O meu pai foi preso pela PIDE, a polícia do regime do Estado Novo, em janeiro de 1965, no chamado “Grupo dos 31”. Diz o registo prisional que foi preso por atividades contra a segurança do Estado, tendo recolhido à cadeia do Aljube.

Bibliografia de José Manuel Tavares de Moura na prisão de Caxias

Como só podiam assistir aos julgamentos os familiares em primeiro grau, o meu pai resolveu pedir a minha mãe em casamento. E só mesmo porque se acredita muito nas causas pelas quais se luta é que a resposta só podia ser uma: SIM. Casaram em Caxias, no Reduto Sul.

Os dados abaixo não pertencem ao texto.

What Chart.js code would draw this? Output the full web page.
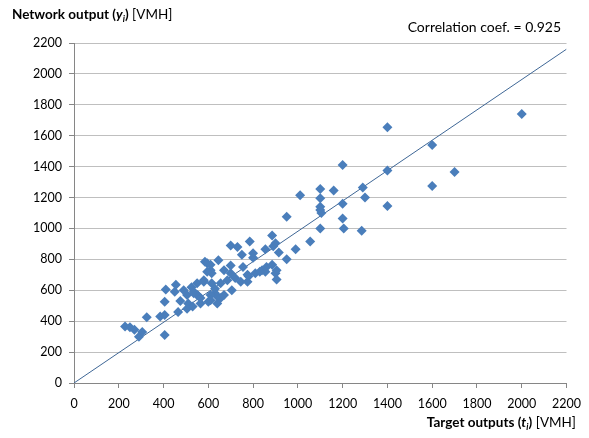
<!DOCTYPE html>
<html>
<head>
<meta charset="utf-8">
<script src="https://cdn.jsdelivr.net/npm/chart.js@4"></script>
<style>
html,body{margin:0;padding:0;background:#fff;}
#wrap{width:589px;height:438px;position:relative;}
</style>
</head>
<body>
<div id="wrap"><canvas id="c" width="589" height="438"></canvas></div>
<script>
// Target outputs (t) and network outputs (y), paired by index
const targetT = [228,250,270,290,305,325,385,405,405,405,410,455,450,475,465,505,510,525,505,530,550,490,535,555,580,595,610,615,630,640,565,585,610,645,615,595,670,700,685,720,745,780,810,840,860,885,900,550,535,580,630,655,670,640,610,565,600,610,700,730,785,750,800,800,885,890,705,655,775,855,905,905,950,990,1055,1100,1205,1285,855,915,900,950,1010,1100,1100,1160,1290,1300,1200,1100,1100,1105,1400,1200,1200,1400,1400,1600,1600,1700,2000,830,775,755,700];
const networkY = [365,360,345,300,330,425,430,440,310,525,605,635,590,530,460,570,515,620,480,495,570,600,580,565,665,775,730,645,580,515,515,785,765,795,710,720,730,710,665,680,655,690,710,730,750,765,710,645,590,655,610,645,570,560,570,550,525,535,890,880,915,830,840,810,955,885,600,550,655,720,670,730,800,865,915,1000,1000,985,865,845,905,1075,1215,1255,1195,1245,1265,1200,1160,1140,1120,1100,1145,1065,1410,1375,1655,1540,1275,1365,1740,720,700,750,760];
// Fitted line end points
const fitT = [0, 2200];
const fitY = [0, 2160];
// Tick values
const xTicks = [0,200,400,600,800,1000,1200,1400,1600,1800,2000,2200];
const yTicks = [0,200,400,600,800,1000,1200,1400,1600,1800,2000,2200];
const corrText = 'Correlation coef. = 0.925';

const FONT = 'Lato, "Open Sans", sans-serif';

function drawRich(ctx, parts, x, y, align) {
  let total = 0;
  parts.forEach(p => { ctx.font = p.font; p.w = ctx.measureText(p.text).width; total += p.w; });
  let cx = align === 'right' ? x - total : (align === 'center' ? x - total / 2 : x);
  ctx.textBaseline = 'middle';
  ctx.textAlign = 'left';
  parts.forEach(p => {
    ctx.font = p.font;
    ctx.fillText(p.text, cx, y + (p.dy || 0));
    cx += p.w;
  });
}

const titles = {
  id: 'titles',
  afterDraw(chart) {
    const ctx = chart.ctx;
    ctx.save();
    ctx.fillStyle = '#000';
    drawRich(ctx, [
      {text: 'Network output (', font: 'bold 13.5px ' + FONT},
      {text: 'y', font: 'italic bold 13.5px ' + FONT},
      {text: 'i', font: 'italic bold 9px ' + FONT, dy: 4},
      {text: ')', font: 'bold 13.5px ' + FONT},
      {text: ' [VMH]', font: '13.5px ' + FONT}
    ], 12, 15, 'left');
    drawRich(ctx, [
      {text: 'Target outputs (', font: 'bold 13.5px ' + FONT},
      {text: 't', font: 'italic bold 13.5px ' + FONT},
      {text: 'i', font: 'italic bold 9px ' + FONT, dy: 4},
      {text: ')', font: 'bold 13.5px ' + FONT},
      {text: ' [VMH]', font: '13.5px ' + FONT}
    ], 576, 423, 'right');
    drawRich(ctx, [{text: corrText, font: '14px ' + FONT}], 561, 27, 'right');
    ctx.restore();
  }
};

const scatterData = targetT.map((t, i) => ({x: t, y: networkY[i]}));
const lineData = fitT.map((t, i) => ({x: t, y: fitY[i]}));

new Chart(document.getElementById('c'), {
  type: 'scatter',
  data: {
    datasets: [
      {
        data: lineData,
        type: 'line',
        showLine: true,
        borderColor: '#3f6796',
        borderWidth: 1,
        pointRadius: 0,
        fill: false,
        order: 2
      },
      {
        data: scatterData,
        pointStyle: 'rectRot',
        pointRadius: 5,
        pointBackgroundColor: '#4a7ebb',
        pointBorderColor: '#4a7ebb',
        pointBorderWidth: 0,
        order: 1
      }
    ]
  },
  options: {
    responsive: false,
    animation: false,
    layout: {padding: {top: 43, right: 22, left: 0, bottom: 0}},
    plugins: {legend: {display: false}, tooltip: {enabled: false}},
    scales: {
      x: {
        type: 'linear',
        min: 0, max: 2200,
        afterBuildTicks: s => { s.ticks = xTicks.map(v => ({value: v})); },
        afterFit: s => { s.height = 55; },
        ticks: {color: '#000', font: {family: FONT, size: 12.5}, padding: 8, maxRotation: 0, autoSkip: false, callback: v => String(v)},
        grid: {drawOnChartArea: false, drawTicks: true, tickLength: 5, tickColor: '#868686', color: '#868686'},
        border: {color: '#868686', width: 1}
      },
      y: {
        type: 'linear',
        min: 0, max: 2200,
        afterBuildTicks: s => { s.ticks = yTicks.map(v => ({value: v})); },
        afterFit: s => { s.width = 74; },
        ticks: {color: '#000', font: {family: FONT, size: 12.5}, padding: 7, autoSkip: false, callback: v => String(v)},
        grid: {color: '#bfbfbf', drawTicks: true, tickLength: 5, tickColor: '#868686'},
        border: {color: '#868686', width: 1}
      }
    }
  },
  plugins: [titles]
});
</script>
</body>
</html>
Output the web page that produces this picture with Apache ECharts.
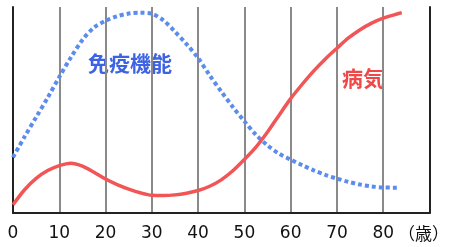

É engraçado como tão nova que era e me lembro tão bem da participação nas primeiras manifestações na alameda, entre as cavalitas do meu pai e do meu tio. Cresci num ambiente em que podia perguntar e em que havia sempre resposta para as minhas dúvidas.

Cresci num ambiente em que o telejornal era discutido à hora do jantar. Cresci a assistir às noites eleitorais que nunca mais acabavam e que às 6h da manhã os resultados eram, ainda, provisórios, e era nestes momentos que me deliciava na sala a observar o que diziam, as reações que iam tendo. Lembro-me bem do medo latente nos primeiros anos em que a família se reunia para saber qual era o futuro do nosso país. Pairava no ar um sentimento de que qualquer coisa podia deixar de ser segura. Era a Liberdade.

Cedo aprendi que a liberdade tinha que ser cuidada como uma planta frágil a pedir proteção e respeito, carinho e determinação, na sua permanente defesa, porque nunca nada do que foi adquirido está definitivamente garantido, pois há quem dela se queira usar para atingir fins contrários. Falo dos Direitos. Dos Direitos das Mulheres. Dos Direitos Humanos.

Não foi assim há tanto tempo que o voto não era para todos e todas. Foi, só, na Constituição da República Portuguesa votada a 2 de abril de 76 que se consagrou o princípio da igualdade e que se estabeleceu que o Estado a deve promover bem como a participação direta e ativa de homens e mulheres na vida política como condição e instrumento fundamental de consolidação do sistema democrático. Não foi assim há tanto tempo que a taxa de escolaridade era muito baixa. Éramos um país onde não se podia ler. Não se podia conversar. Onde os artistas não tinham direito a expressar-se. Qual livre pensamento?

E é por isso que depois destes 50 anos, que nos permitiram descolonizar e devolver dignidade às colónias tão teimosamente mantidas pelo estado novo; que nos permitiram construir um regime em que a escolha é de cada um de nós; que nos garantiram o início de um caminho de igualdade que, hoje, 50 anos depois, lá vou eu outra vez, descer a Avenida da Liberdade, desta vez sem ser às cavalitas do meu pai e do meu tio, mas com a mesma alegria, com a mesma convicção, com a mesma certeza de que a minha participação contribui para a democracia em que quero viver e que quero cuidar para que os meus filhos e os meus netos a possam, também viver! Viva a Democracia! Viva a Liberdade!”